23 Settembre 2014
Gravissimi danni per le imprese dal braccio di ferro tra Unione Europea e Russia

Danni incalcolabili, o meglio, purtroppo calcolabilissimi, quelli subiti dall’Italia nel braccio di ferro tra Unione Europea e Russia che ha portato al blocco di beni per 30 milioni di euro.
Infatti, le contromisure attuate dalla Russia, in vigore dal 7 agosto, con il divieto all’ingresso di una lista di prodotti agroalimentari che comprende frutta e verdura, formaggi, carne e salumi ma anche pesce, costano quasi 200 milioni di euro all’anno all’Italia.
“Ora siamo di fronte ad una preoccupante escalation dello scontro con una guerra commerciale che conferma la strategicità del cibo soprattutto nei periodi di recessione economica” affermano il presidente e il direttore della Coldiretti alessandrina Roberto Paravidino e Simone Moroni nel sottolineare che “la Russia colpisce l’agroalimentare perchè sanno che è un elemento di crescita per l’Unione Europea in un momento di stagnazione”.
Peraltro, alle perdite dirette si sommano quelle indirette dovute al danno di immagine e di mercato provocato dalla diffusione sul mercato russo di prodotti di imitazione che non hanno nulla a che fare con il Made in italy, ma anche la possibilità che vengano dirottati sul territorio nazionale i prodotti agroalimentari di bassa qualità di altre nazioni che non trovano più uno sbocco nel Paese di Putin.
“In particolare – affermano il presidente e il direttore della Coldiretti alessandrina Roberto Paravidino e Simone Moroni - i settori più penalizzati sono l’ortofrutta per un importo di 72 milioni di euro esportati nel 2013, le carni per 61 milioni di euro, latte, formaggi e derivati per 45 milioni di euro. Le tensioni politiche si sono in realtà estese agli scambi anche a prodotti non colpiti direttamente dall’embargo ma sui quali pesa l’incertezza di nuove misure restrittive”.

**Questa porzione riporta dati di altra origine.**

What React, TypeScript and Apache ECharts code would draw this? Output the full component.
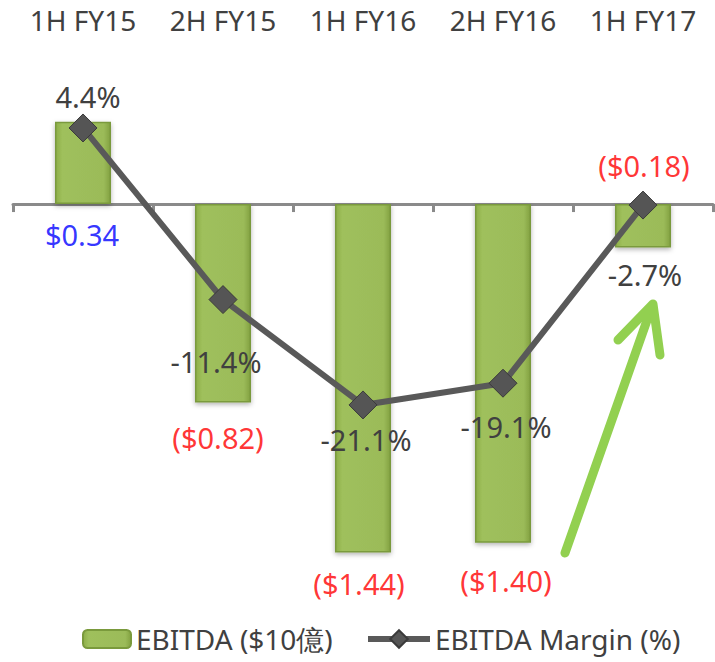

Il blocco è stato determinato da una richiesta esorbitante di intervento da parte dei produttori polacchi i quali avrebbero infatti presentato richieste per l'87% dei fondi destinati a sostenere tutti i produttori comunitari di ortofrutta deperibile, poiché le indennità di ritiro previste risultano molto interessanti in situazioni con costi di produzione più bassi, così come sono in Polonia. Ciò dimostra quanto sia scorretto non tenere conto delle diverse situazioni produttive tra i diversi Paesi nella definizione di misure di sostegno che risultano a questo punto particolarmente importanti e urgenti per l’Italia.
“L’ortofrutta ed in particolare la frutta, la cui produzione per il 25% viene esportata in Russia, subirà un danno tra crisi di mercato ed embargo che supera i 60 milioni di euro – continuano Paravidino e Moroni – A ciò si aggiungano i danni indiretti provocati dal rischio di invasione sul territorio nazionale di prodotti di altri Paesi che non possono più trovare uno sbocco in Russia. Ora è necessario lavorare ad una soluzione che possa mettere in condizione i produttori di ripartire con risorse finanziarie necessarie alla conduzione aziendale. Le peculiarità della filiera sui nostri territori impongono un adeguamento delle misure d’intervento, di cui abbiamo proposto anche una ipotesi. Poi dovremo imporci una strutturazione diversa della filiera, per evitare di disperdere il valore aggiunto di una produzione straordinaria. Un lavoro da riproporre anche per altre filiere. Occorre soprattutto concentrare le risorse disponibili per la promozione a livello nazionale per aumentare l’efficacia di intervento ed evitarne la dispersione”.